:: MATERIAL SHOWN
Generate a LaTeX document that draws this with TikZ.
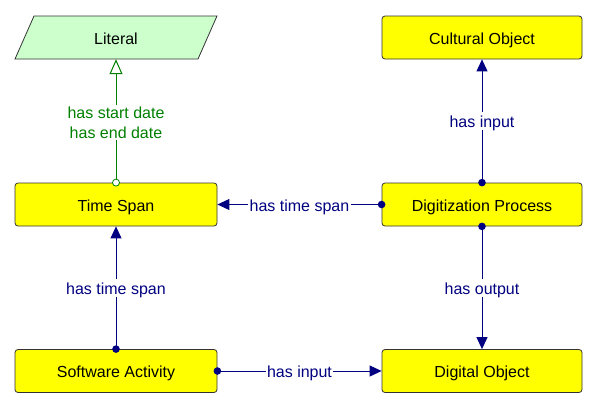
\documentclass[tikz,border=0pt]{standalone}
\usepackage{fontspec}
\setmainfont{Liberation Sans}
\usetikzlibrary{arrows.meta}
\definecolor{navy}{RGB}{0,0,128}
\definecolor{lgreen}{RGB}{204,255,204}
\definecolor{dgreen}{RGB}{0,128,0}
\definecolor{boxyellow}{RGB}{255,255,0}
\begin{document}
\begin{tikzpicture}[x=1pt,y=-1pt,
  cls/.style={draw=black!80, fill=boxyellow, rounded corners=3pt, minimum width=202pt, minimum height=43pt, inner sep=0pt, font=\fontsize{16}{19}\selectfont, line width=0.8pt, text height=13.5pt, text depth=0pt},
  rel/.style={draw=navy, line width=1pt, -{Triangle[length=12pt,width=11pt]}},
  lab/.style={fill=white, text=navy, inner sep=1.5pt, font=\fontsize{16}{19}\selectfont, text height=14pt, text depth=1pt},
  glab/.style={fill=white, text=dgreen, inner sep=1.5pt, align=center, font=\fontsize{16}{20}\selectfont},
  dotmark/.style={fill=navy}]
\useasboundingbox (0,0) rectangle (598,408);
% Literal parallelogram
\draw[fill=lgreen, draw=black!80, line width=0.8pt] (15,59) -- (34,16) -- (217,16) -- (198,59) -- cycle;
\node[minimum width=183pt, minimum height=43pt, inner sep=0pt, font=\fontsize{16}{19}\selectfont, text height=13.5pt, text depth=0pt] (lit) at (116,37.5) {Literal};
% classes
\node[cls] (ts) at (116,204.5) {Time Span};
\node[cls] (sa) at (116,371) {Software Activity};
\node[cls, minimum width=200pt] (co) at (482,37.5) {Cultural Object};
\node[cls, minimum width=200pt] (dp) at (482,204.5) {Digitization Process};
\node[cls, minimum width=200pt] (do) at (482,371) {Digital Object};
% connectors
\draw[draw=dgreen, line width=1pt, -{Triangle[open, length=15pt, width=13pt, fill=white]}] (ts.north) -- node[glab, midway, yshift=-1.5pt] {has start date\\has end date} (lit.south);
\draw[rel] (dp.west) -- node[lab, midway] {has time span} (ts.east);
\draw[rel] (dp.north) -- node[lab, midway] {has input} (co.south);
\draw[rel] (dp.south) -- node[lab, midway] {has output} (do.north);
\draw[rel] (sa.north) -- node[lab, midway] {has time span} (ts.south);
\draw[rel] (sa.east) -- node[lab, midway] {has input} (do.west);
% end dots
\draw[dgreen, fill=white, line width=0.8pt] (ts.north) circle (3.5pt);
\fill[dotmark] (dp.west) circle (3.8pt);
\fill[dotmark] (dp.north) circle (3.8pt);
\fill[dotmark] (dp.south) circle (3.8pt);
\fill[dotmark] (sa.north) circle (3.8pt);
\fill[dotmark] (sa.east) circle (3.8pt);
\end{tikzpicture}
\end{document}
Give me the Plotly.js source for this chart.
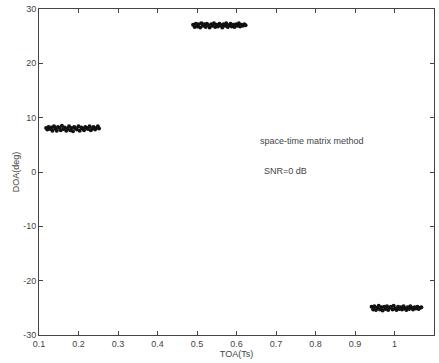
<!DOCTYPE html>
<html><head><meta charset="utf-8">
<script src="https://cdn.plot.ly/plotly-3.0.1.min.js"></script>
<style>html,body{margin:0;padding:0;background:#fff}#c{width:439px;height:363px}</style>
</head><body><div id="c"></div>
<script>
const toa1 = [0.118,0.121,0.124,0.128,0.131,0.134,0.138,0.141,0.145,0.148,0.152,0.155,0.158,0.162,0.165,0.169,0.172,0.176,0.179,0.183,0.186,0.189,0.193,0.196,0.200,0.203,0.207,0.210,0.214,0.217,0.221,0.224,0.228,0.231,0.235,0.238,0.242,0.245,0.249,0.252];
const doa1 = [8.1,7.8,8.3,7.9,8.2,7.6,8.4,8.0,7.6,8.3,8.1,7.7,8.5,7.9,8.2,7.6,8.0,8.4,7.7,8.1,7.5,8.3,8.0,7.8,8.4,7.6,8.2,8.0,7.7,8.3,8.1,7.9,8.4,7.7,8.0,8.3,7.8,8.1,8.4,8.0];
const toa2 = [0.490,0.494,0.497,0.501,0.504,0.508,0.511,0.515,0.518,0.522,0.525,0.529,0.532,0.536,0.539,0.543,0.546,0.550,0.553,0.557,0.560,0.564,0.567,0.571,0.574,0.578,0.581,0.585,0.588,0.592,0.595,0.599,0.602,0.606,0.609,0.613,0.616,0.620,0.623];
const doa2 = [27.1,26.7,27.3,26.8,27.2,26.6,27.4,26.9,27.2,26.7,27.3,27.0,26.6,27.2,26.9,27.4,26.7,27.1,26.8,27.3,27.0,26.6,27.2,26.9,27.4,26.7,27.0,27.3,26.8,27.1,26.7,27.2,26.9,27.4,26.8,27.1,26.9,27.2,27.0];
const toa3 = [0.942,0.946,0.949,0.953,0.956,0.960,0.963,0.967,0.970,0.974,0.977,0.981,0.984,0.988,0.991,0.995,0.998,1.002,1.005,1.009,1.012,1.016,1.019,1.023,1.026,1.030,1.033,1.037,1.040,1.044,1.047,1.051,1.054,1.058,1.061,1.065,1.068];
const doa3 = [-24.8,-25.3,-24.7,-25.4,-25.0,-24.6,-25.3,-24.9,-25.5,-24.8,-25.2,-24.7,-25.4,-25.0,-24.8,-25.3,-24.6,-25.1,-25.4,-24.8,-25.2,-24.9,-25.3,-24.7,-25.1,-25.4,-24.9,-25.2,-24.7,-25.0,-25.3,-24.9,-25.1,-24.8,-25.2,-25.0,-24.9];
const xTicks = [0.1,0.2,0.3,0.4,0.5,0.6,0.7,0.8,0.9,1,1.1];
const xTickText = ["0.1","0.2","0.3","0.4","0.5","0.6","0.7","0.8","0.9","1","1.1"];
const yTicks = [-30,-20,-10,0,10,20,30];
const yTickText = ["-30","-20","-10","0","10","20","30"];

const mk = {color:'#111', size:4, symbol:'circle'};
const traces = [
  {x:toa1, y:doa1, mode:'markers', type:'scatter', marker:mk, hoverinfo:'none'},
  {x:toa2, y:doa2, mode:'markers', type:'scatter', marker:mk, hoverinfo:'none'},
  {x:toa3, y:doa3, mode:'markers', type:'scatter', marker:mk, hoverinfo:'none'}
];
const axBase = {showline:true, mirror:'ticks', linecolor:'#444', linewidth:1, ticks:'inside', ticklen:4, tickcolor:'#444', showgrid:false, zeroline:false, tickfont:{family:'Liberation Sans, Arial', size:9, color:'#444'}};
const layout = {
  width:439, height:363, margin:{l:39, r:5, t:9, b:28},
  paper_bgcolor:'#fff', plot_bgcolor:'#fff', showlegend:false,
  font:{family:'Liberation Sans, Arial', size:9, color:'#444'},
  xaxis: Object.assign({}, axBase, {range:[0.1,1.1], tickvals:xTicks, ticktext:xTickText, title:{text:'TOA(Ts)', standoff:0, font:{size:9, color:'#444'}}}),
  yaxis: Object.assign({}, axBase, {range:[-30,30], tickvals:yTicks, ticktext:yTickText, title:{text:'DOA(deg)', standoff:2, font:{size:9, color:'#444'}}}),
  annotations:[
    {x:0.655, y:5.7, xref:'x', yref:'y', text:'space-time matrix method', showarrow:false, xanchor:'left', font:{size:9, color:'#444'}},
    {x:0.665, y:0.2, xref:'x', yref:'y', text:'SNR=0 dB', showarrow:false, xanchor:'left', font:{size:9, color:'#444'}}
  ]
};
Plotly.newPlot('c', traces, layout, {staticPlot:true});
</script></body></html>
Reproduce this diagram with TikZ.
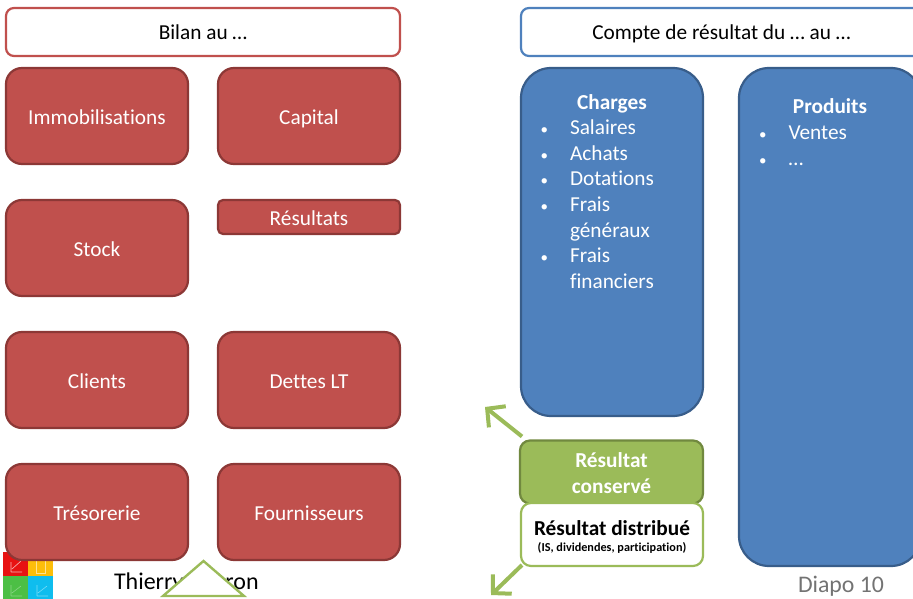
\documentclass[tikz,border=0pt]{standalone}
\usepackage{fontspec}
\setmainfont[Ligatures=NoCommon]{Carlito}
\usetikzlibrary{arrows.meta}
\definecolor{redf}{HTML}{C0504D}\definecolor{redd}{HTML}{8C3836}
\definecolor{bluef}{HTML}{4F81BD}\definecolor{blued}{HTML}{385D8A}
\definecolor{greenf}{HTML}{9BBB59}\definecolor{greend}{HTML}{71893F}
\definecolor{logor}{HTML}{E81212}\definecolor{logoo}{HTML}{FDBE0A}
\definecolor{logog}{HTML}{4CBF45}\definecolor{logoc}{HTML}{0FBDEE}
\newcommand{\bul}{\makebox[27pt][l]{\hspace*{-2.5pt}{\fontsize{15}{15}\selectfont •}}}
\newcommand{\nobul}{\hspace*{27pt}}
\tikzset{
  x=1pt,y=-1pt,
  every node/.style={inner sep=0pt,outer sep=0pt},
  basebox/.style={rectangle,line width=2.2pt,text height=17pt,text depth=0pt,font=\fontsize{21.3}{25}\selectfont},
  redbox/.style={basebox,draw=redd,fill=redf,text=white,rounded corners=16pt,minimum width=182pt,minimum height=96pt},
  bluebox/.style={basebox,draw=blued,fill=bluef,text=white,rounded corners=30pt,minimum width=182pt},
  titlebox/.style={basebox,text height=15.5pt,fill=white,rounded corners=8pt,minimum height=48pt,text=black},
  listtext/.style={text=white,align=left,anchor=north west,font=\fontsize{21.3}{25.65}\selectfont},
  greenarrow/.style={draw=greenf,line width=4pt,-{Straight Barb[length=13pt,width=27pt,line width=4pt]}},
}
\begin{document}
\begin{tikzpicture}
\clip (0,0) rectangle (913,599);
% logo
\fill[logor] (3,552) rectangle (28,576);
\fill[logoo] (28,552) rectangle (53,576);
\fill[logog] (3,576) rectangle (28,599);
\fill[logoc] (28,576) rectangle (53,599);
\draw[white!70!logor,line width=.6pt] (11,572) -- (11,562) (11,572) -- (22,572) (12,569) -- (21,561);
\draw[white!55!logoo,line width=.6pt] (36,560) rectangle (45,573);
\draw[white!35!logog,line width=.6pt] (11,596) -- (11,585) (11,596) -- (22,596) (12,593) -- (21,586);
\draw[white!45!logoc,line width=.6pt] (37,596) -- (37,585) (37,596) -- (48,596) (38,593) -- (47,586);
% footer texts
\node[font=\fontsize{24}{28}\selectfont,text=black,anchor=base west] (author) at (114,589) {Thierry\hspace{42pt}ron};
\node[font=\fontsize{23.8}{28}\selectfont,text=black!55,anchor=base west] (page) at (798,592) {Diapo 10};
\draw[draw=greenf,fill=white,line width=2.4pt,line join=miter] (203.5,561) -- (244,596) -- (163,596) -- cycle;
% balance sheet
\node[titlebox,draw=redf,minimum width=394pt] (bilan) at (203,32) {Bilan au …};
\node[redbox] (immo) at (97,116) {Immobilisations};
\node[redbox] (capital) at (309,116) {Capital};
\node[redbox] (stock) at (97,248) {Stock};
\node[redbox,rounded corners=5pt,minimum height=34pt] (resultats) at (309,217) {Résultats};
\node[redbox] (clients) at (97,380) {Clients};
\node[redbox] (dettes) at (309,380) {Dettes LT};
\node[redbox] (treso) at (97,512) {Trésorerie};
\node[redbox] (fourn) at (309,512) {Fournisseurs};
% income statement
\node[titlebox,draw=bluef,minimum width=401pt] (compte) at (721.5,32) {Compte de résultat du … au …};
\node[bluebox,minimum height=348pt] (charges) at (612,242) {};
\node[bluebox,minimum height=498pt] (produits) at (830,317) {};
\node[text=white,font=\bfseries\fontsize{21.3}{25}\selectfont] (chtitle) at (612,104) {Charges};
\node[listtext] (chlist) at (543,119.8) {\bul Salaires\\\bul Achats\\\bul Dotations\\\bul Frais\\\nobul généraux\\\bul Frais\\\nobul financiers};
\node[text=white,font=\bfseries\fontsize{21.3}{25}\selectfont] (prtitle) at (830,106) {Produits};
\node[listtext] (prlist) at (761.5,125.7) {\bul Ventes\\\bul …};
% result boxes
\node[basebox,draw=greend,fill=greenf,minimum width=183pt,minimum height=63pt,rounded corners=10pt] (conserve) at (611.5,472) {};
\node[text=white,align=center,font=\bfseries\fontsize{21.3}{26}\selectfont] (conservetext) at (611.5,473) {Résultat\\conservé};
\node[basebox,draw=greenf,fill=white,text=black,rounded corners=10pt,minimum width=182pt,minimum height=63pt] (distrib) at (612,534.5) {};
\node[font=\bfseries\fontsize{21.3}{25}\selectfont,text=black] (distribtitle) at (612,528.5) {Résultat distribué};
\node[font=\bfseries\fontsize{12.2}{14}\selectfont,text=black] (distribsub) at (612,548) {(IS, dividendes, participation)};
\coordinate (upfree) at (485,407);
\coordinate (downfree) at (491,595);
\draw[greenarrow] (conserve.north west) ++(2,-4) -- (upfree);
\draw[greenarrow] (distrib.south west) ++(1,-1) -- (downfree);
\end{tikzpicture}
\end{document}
::::
WORK INSTRUCTIONS:
Out of the records, collect only those lines that contain the string "with".

OUTPUT OF THE TASK:
Generate a LaTeX document that draws this with TikZ.
Reproduce this diagram with TikZ.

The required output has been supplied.